UN drug access panel targets patent rights
UN drug access panel targets patent rights

At a time when a third of the developing world lacks access to medicine considered “essential” by the World Health Organization (WHO), the UN should be taking any actions but those that might further limit access to those drugs. A recent decision by a UN panel will further inhibit effort to expand access to needed drugs, and could endanger millions of lives. Based on the mistaken notion that the patent rights of pharmaceutical companies are at odds with access to medicines, the UN High-Level Panel on Access to Medicines has falsely concluded that eliminating patent rights is needed to further worldwide access to medicines.

The drug panel was created “to review and assess proposals and recommend solutions for remedying the policy incoherence between the justifiable rights of inventors, international human rights law, trade rules and public health in the context of health technologies.”

While the panel scapegoats patent rights for the shortcomings in access to essential medicines in many areas of the world, most of those drugs are not protected by patents, they are available in generic versions. Despite that, millions of patients around the world still lack access to these medications.

The United States has contributed more than $110 million to the efforts of WHO to expand access to essential medicines and eradicating diseases around the world. Additionally, American pharmaceutical companies also spent almost $60 billion on research on more than 5000 medicines including those for HIV/AIDS, cancer, diabetes and other diseases. The UN should work together with the United States and the pharmaceutical companies to solve these problems rather than creating division between the various stakeholders from whom solutions to these problems can come from.

Blaming patent rights not only fails to offer a solution to the problems of access to essential medications, it is very much an impediment to that goal. It is through the protection of these intellectual property rights of drug inventors, one of the key advances that has helped civilization move forward, that the very drugs that have cured and treated so many diseases, have been developed, tested, and brought to market. This financially risky process costs considerable sums of money, and in the end, benefits us all when diseases are eradicated and illnesses are cured due to the innovation of drug inventors. If it weren’t for patents for new drugs, there would be no incentive to create those drugs. Eliminating patent rights is a solution to a non-existent problem, and one that would only further hinder efforts to expand access to drugs.

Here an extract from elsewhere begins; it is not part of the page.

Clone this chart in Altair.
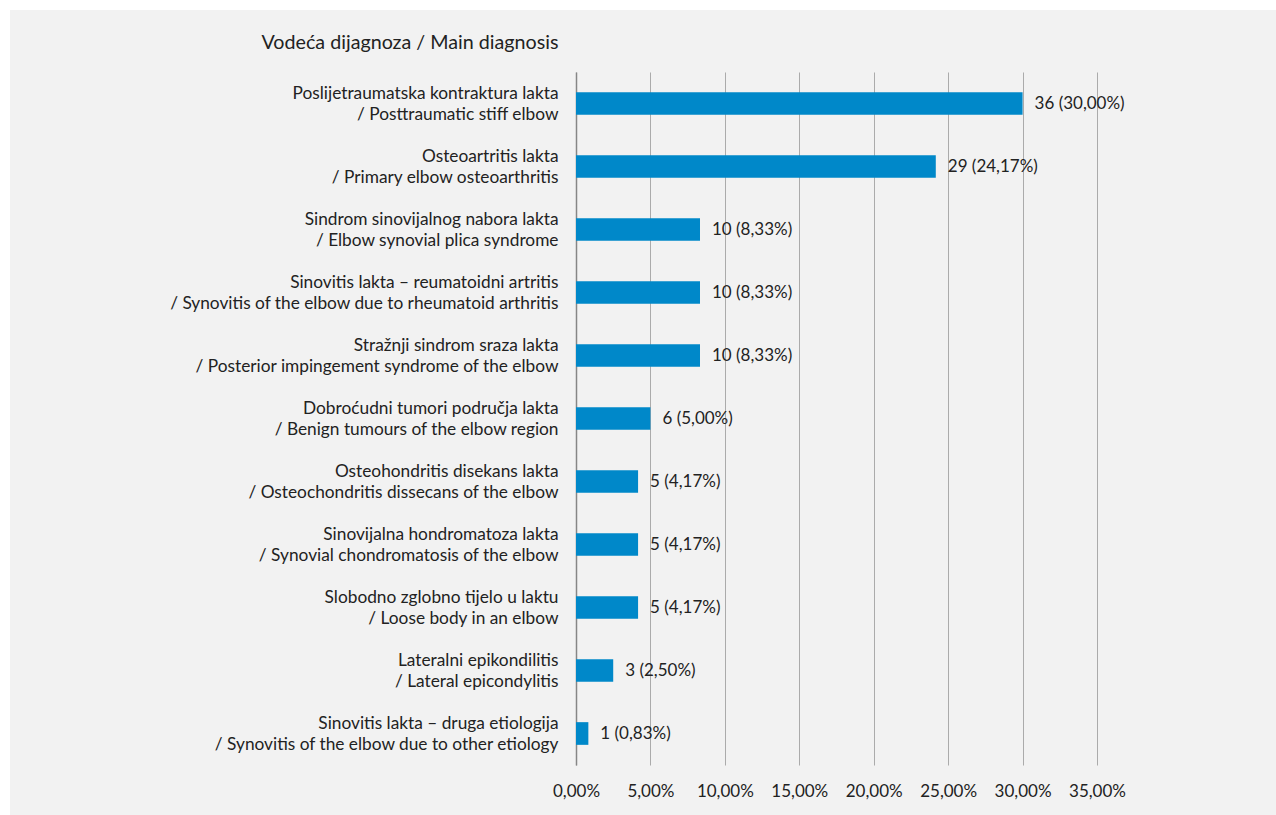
import altair as alt
import pandas as pd

labels_hr = [
    "Poslijetraumatska kontraktura lakta",
    "Osteoartritis lakta",
    "Sindrom sinovijalnog nabora lakta",
    "Sinovitis lakta – reumatoidni artritis",
    "Stražnji sindrom sraza lakta",
    "Dobroćudni tumori područja lakta",
    "Osteohondritis disekans lakta",
    "Sinovijalna hondromatoza lakta",
    "Slobodno zglobno tijelo u laktu",
    "Lateralni epikondilitis",
    "Sinovitis lakta – druga etiologija",
]
labels_en = [
    "/ Posttraumatic stiff elbow",
    "/ Primary elbow osteoarthritis",
    "/ Elbow synovial plica syndrome",
    "/ Synovitis of the elbow due to rheumatoid arthritis",
    "/ Posterior impingement syndrome of the elbow",
    "/ Benign tumours of the elbow region",
    "/ Osteochondritis dissecans of the elbow",
    "/ Synovial chondromatosis of the elbow",
    "/ Loose body in an elbow",
    "/ Lateral epicondylitis",
    "/ Synovitis of the elbow due to other etiology",
]
counts = [36, 29, 10, 10, 10, 6, 5, 5, 5, 3, 1]
percents = [30.00, 24.17, 8.33, 8.33, 8.33, 5.00, 4.17, 4.17, 4.17, 2.50, 0.83]
x_ticks = [0, 0.05, 0.10, 0.15, 0.20, 0.25, 0.30, 0.35]

cats = [a + "|" + b for a, b in zip(labels_hr, labels_en)]
df = pd.DataFrame({
    "cat": cats,
    "share": [p / 100 for p in percents],
    "label": [f"{c} ({p:.2f}%)".replace(".", ",") for c, p in zip(counts, percents)],
})

FONT = "Lato"
FS = 17
YFS = 17.3
TXT = "#222222"

one = pd.DataFrame({"a": [0]})
strip_left = alt.Chart(one).mark_rect(color="white").encode(
    x=alt.value(-580), x2=alt.value(-566), y=alt.value(-80), y2=alt.value(760)
)
strip_top = alt.Chart(one).mark_rect(color="white").encode(
    x=alt.value(-580), x2=alt.value(720), y=alt.value(-80), y2=alt.value(-62)
)

yenc = alt.Y(
    "cat:N",
    sort=cats,
    scale=alt.Scale(paddingInner=0.64, paddingOuter=0.32),
    axis=alt.Axis(
        title="Vodeća dijagnoza / Main diagnosis",
        titleAngle=0,
        titleAlign="right",
        titleBaseline="middle",
        titleX=-18,
        titleY=-30,
        titleFont=FONT,
        titleFontSize=19.7,
        titleFontWeight="normal",
        titleColor=TXT,
        labelExpr="split(datum.label, '|')",
        labelFont=FONT,
        labelFontSize=YFS,
        labelColor=TXT,
        labelLineHeight=21,
        labelBaseline="middle",
        labelOffset=-9.5,
        labelPadding=18,
        labelLimit=500,
        ticks=False,
        domain=True,
        domainColor="#868686",
        domainWidth=1.5,
        grid=False,
    ),
)

xenc = alt.X(
    "share:Q",
    scale=alt.Scale(domain=[0, 0.35], nice=False),
    axis=alt.Axis(
        title=None,
        values=x_ticks,
        labelExpr="replace(format(datum.value*100, '.2f'), '.', ',') + '%'",
        labelFont=FONT,
        labelFontSize=FS,
        labelColor=TXT,
        labelPadding=18,
        labelOverlap=False,
        labelFlush=False,
        ticks=False,
        domain=False,
        grid=True,
        gridColor="#ababab",
        gridWidth=1,
    ),
)

bars = alt.Chart(df).mark_bar(color="#0088C9").encode(x=xenc, y=yenc)
text = alt.Chart(df).mark_text(
    align="left", baseline="middle", dx=12, font=FONT, fontSize=FS, color=TXT
).encode(x="share:Q", y=alt.Y("cat:N", sort=cats), text="label:N")

chart = alt.layer(bars, text, strip_left, strip_top).properties(
    width=521,
    height=693,
    background="#f2f2f2",
    padding={"left": 576, "top": 72, "right": 179, "bottom": 50},
    autosize=alt.AutoSizeParams(type="none"),
).configure_view(stroke=None)

chart.save("out.html", embed_options={"renderer": "svg", "actions": False})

The UN drug panel should look elsewhere to find the real problems, and their answers, in expanding access to essential medications. In many areas of the planet there are problems with distribution and storage of medicines that prevent them reaching the patients who need them. The UN can look at shortages in medical expertise, problems with physical delivery systems in remote areas and limits in government health infrastructures that are challenges to access to essential medicines in many areas of the world. It will be by looking at those issues, not pitting patent rights against patent access, that the UN drug panel can work together to find reasonable and workable solutions to the challenges faced.

Given that the charge to the drug panel, by the UN, included the notion that patent rights are somehow in conflict with efforts to make essential drugs more accessible shows that the UN is not serious about expanding access to necessary drugs around the world. Given that many diseases easily treated or cured in Western nations that still plague the less developed parts of the world illustrates expansion of access, not targeting intellectual property rights, is what’s needed. If the UN drug access panel would realize this, it would go so much further in saving millions of lives around the world threatened by diseases and illnesses that are can remedied with available medications.